DREAM AND MAGIC REALISM IN THE THEATRE PLAY: "ERENDIRA & HER GRANDMA" - A PEACOCK IN A WHITE HAMMOCK
Levente Mircea Cociardi
MD, Faculty of Theater and Television, Babes Bolyai University Cluj-Napoca, ROMANIA, email@example.com
"We are such stuff as dreams are made on, and our little life is rounded with a sleep", says Prospero (William Shakespeare, The Tempest) and this very stuff ever so often entangles the theatre life and its characters in the hidden worlds, whose masks, in the absence of dreams, we would not (re)cognize. Dreaming has been fascinating the mankind since the expulsion from Eden, like a revelatory form of knowledge, a way of communicating with the intangible world, like a time machine which takes us to the past or to the future or to the inner self and has been faithfully followed by its fellow, history.
The characters of the play "Erendira and her Grandma" embody the case study of this research, based on the magic realism inspired by the Colombian author Gabriel García Márquez and would not exist without the dream. Any era of human thinking can be defined, profoundly enough, through the relationships is sets between dream and waking (my translation), suggests Albert Béguin (in Romanian, "Sufletul romantic ?i visul", Editura Univers, Bucure?ti, 1998), and from this perspective, this essay is a "radiography" of the intimate resorts of the relationship between the dramatic dream and the organic components of the show, the way in which it has modified, influenced or reconfigured the play we analyse, the mise en scene, the performing art, the rapport between the actors, the mood set in the show and the audience’s response. To capture this, the essay includes a theoretical chapter which records potential definitions for the dream, terminological disambiguation, probable etymologies for referential notions. Furthermore, it embodies some of the most important attempts to systematise the dream universe through classification, theories and relevant patterns for researching the dream from a philosophical, psychoanalytical and neuroscientific perspective.
There are also depicted a couple of cases in which the dream slipped inside the universal dramaturgy, from the Ancient Greek theatre to the Japanese Noh, from the Baroque to the contemporary drama, in order to set the approach, the dramatic clarifications and performance stylistics, to define the theatrical planes and adapting the stage, exploring new ways of aesthetic expression, directorial and interpretive solutions and stylistic correlation.
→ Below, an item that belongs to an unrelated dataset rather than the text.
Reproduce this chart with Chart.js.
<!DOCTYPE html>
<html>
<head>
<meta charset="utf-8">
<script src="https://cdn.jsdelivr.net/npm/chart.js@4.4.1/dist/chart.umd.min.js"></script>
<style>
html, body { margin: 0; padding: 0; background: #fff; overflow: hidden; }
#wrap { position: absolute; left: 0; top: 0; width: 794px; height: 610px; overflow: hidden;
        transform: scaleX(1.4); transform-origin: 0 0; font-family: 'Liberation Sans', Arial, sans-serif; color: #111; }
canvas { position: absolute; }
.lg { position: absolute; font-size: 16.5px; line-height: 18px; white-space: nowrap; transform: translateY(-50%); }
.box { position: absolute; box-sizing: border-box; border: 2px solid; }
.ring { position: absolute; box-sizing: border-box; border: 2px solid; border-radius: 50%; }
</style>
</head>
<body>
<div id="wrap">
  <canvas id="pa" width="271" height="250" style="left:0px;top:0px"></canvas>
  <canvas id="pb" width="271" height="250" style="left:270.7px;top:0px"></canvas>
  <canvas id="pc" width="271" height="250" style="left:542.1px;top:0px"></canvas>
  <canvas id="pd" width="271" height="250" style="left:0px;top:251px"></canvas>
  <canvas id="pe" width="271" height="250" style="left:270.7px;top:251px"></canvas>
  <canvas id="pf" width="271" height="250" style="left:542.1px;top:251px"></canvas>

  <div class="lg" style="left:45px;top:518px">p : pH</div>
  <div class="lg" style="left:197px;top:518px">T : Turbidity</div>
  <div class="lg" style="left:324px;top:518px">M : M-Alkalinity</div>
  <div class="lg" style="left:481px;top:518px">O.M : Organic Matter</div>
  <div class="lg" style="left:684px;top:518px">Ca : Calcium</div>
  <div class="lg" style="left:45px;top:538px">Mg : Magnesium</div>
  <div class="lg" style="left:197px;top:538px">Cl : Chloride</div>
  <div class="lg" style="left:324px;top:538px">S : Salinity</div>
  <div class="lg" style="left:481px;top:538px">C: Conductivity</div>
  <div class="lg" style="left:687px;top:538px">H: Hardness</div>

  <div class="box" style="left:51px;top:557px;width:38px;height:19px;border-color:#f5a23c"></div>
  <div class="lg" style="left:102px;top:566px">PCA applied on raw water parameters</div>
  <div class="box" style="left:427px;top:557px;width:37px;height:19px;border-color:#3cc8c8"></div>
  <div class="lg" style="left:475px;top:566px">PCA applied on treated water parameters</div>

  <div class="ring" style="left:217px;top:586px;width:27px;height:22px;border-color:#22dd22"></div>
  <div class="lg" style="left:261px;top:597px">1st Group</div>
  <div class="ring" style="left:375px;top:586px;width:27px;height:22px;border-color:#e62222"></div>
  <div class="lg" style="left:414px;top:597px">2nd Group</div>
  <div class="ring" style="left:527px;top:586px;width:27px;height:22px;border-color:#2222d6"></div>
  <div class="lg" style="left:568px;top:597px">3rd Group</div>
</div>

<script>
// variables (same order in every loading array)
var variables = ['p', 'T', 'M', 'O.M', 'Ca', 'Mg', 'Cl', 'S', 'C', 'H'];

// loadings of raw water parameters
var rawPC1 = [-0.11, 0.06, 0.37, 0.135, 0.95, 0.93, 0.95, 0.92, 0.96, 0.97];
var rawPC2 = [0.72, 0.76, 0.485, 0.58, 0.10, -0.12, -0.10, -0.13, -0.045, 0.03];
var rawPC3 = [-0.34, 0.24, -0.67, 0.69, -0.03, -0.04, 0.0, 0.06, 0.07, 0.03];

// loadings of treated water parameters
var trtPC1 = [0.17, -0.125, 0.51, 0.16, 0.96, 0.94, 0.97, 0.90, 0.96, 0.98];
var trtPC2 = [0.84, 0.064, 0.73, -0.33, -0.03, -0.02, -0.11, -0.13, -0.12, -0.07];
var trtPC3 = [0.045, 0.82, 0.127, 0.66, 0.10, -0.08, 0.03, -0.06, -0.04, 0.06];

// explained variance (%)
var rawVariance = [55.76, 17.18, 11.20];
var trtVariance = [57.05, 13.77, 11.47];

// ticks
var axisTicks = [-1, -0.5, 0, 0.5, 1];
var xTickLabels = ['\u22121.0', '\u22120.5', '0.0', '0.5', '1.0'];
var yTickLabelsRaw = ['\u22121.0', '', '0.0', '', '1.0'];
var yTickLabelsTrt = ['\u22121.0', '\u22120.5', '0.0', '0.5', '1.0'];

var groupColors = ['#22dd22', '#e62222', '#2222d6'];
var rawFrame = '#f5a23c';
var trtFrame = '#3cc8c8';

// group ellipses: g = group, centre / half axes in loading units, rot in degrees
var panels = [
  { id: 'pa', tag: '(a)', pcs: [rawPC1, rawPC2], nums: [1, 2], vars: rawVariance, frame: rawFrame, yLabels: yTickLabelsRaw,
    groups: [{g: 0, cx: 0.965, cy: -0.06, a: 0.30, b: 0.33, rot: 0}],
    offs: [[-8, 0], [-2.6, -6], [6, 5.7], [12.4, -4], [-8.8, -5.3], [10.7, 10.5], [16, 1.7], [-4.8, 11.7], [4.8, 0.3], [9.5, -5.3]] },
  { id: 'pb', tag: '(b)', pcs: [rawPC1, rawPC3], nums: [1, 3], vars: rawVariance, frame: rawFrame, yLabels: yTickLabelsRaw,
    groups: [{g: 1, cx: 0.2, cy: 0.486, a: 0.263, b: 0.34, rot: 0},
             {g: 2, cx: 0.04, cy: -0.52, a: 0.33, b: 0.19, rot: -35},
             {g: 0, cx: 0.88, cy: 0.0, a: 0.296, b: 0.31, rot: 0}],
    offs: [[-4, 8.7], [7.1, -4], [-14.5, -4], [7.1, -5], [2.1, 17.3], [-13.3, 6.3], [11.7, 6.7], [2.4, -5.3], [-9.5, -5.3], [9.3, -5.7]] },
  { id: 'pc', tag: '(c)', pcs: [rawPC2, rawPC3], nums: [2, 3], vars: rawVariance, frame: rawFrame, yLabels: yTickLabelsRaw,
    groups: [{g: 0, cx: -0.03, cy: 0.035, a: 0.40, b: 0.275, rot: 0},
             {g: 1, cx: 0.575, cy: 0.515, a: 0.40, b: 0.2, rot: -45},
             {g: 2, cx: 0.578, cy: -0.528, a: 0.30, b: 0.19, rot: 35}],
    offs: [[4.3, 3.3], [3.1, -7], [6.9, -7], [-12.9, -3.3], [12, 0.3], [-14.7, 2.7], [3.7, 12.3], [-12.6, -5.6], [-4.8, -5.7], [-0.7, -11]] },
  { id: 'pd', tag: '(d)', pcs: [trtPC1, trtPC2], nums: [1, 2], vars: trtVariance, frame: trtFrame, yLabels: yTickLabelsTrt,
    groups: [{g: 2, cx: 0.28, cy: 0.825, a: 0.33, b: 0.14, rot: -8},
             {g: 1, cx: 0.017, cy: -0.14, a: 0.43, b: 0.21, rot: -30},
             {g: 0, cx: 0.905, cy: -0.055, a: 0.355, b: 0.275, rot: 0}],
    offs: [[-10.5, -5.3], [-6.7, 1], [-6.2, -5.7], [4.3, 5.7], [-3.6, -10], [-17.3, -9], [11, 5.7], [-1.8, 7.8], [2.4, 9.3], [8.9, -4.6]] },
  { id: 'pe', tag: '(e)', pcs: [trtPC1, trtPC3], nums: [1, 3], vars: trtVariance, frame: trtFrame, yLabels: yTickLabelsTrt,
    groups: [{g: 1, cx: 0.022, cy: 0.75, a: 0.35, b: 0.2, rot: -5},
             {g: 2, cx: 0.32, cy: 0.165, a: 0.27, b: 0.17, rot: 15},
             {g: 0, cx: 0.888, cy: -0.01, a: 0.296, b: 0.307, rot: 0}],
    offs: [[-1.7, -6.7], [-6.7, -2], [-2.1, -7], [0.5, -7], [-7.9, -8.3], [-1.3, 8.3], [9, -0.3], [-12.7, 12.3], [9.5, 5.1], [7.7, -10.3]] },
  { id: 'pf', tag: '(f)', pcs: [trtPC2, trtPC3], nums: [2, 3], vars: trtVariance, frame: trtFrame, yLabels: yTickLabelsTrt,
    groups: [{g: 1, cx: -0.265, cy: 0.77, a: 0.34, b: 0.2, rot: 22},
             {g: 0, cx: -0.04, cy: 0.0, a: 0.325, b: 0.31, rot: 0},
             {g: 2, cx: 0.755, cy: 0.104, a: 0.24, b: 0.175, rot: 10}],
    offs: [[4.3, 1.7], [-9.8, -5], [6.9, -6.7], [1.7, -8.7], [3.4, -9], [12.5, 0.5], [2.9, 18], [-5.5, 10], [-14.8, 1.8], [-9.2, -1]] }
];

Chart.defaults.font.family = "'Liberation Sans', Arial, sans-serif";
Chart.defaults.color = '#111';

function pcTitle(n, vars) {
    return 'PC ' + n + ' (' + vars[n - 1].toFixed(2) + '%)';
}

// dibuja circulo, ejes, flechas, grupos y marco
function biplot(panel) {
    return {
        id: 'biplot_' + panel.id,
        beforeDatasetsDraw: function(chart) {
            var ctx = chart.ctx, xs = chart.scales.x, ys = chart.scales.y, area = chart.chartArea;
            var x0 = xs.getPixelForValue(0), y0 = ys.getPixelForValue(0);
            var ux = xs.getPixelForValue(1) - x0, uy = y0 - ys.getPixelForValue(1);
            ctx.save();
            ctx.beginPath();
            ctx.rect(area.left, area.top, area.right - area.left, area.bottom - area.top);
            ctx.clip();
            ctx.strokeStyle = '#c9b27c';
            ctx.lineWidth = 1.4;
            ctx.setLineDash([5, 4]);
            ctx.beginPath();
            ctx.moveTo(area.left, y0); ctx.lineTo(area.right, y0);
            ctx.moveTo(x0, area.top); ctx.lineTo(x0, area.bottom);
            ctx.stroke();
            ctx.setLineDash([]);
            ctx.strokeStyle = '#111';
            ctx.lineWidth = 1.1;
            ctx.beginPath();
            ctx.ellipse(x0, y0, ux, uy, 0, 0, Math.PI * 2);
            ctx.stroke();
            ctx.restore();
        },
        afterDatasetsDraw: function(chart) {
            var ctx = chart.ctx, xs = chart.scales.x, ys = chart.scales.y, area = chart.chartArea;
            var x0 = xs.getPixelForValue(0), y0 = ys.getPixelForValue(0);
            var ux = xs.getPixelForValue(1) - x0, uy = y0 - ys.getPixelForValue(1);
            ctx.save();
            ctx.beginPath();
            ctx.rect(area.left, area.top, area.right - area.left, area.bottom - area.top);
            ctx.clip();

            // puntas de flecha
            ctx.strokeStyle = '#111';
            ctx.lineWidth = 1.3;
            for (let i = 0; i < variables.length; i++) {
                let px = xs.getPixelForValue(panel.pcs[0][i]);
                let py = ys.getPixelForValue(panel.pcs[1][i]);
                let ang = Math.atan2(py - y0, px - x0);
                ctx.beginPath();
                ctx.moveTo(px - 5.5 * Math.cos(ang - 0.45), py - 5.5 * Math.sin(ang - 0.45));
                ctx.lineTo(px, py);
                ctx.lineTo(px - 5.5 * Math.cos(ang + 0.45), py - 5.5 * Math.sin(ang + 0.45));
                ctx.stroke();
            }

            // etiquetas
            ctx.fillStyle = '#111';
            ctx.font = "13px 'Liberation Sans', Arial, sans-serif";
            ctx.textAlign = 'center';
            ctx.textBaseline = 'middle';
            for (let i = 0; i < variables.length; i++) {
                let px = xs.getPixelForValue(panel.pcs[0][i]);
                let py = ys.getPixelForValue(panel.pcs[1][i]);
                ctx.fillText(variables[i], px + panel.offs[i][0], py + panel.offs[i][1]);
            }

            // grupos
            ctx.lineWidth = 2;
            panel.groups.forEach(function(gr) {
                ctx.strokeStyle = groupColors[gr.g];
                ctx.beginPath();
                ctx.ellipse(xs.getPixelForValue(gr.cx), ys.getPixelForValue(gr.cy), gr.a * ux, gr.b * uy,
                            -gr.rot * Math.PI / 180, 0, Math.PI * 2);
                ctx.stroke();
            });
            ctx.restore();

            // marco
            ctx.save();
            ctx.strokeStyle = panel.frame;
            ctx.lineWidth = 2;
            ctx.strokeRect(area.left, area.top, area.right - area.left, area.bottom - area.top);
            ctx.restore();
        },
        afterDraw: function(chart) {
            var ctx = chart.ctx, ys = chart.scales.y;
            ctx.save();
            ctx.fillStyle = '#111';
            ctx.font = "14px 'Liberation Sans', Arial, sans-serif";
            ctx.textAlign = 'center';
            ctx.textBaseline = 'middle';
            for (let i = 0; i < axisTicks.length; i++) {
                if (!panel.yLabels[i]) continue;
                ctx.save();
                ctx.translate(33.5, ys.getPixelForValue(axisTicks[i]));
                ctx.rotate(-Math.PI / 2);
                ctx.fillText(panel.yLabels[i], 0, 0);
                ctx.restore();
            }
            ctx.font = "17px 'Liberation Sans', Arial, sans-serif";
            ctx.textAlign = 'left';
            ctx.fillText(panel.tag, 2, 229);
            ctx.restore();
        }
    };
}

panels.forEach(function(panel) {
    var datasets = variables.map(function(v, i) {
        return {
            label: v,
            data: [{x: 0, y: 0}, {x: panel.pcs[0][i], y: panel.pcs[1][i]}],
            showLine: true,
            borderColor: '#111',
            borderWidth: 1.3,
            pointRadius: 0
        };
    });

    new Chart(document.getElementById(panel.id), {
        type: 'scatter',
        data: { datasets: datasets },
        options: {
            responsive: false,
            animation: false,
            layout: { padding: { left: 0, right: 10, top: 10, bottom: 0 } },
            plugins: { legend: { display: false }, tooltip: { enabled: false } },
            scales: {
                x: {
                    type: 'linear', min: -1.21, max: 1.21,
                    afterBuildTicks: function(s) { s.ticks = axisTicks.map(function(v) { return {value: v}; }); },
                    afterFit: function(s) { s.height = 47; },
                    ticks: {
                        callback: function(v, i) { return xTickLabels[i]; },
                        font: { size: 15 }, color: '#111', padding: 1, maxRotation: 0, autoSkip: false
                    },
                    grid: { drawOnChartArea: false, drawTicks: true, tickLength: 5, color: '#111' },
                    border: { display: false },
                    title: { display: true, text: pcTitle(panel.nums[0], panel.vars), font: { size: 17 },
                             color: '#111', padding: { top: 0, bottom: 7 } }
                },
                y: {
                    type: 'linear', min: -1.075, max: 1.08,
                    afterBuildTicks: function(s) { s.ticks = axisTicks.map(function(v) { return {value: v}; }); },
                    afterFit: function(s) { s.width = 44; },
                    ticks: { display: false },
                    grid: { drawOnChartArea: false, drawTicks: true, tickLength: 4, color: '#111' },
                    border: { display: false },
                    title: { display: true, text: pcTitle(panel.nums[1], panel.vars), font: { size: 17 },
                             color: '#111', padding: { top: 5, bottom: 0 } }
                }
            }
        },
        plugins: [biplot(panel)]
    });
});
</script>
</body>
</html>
This chapter of applied research brings to discussion, descriptively and analytically, the dream in "Erendira and her Grandma", a show that has been developed in a two-year workshop of theatrical introspection. Dreams are to the theatre actual "time machines" which make possible and vindicate any temporal "leap", dissolving or suspending chronologies for the benefit of the show. In dreams, characters can visit their past, they can reinvent and relive it and thus gain access to the future. Therein lies the premonitory function of dreams, intensely explored in theatre.
The (il-)logicality of dreams also induces a particular logic to the shows, intimately intertwined with the characters’ disposition and metamophoses brought about by oneiric signals. Oneiric scenes have the latent potentiality of expading the concentrated core of a scenic situation, of detecting other layers, meanings, extents, as well as loosening the informational density. One of the intimate aspects controlled by the dream in a theatre play is the atmosphere, which it can significantly change. Dream is like a window which provides direct acces for the spectators to see inside a character, unveiling inner dinamics which the textual dramatic situations can only hint at.
The aesthetic prints left by the oneiric scenes throughout the theatre play guides the receptor’s sensibility towards the creators’ stylistic choices without being ostentatiously compelling.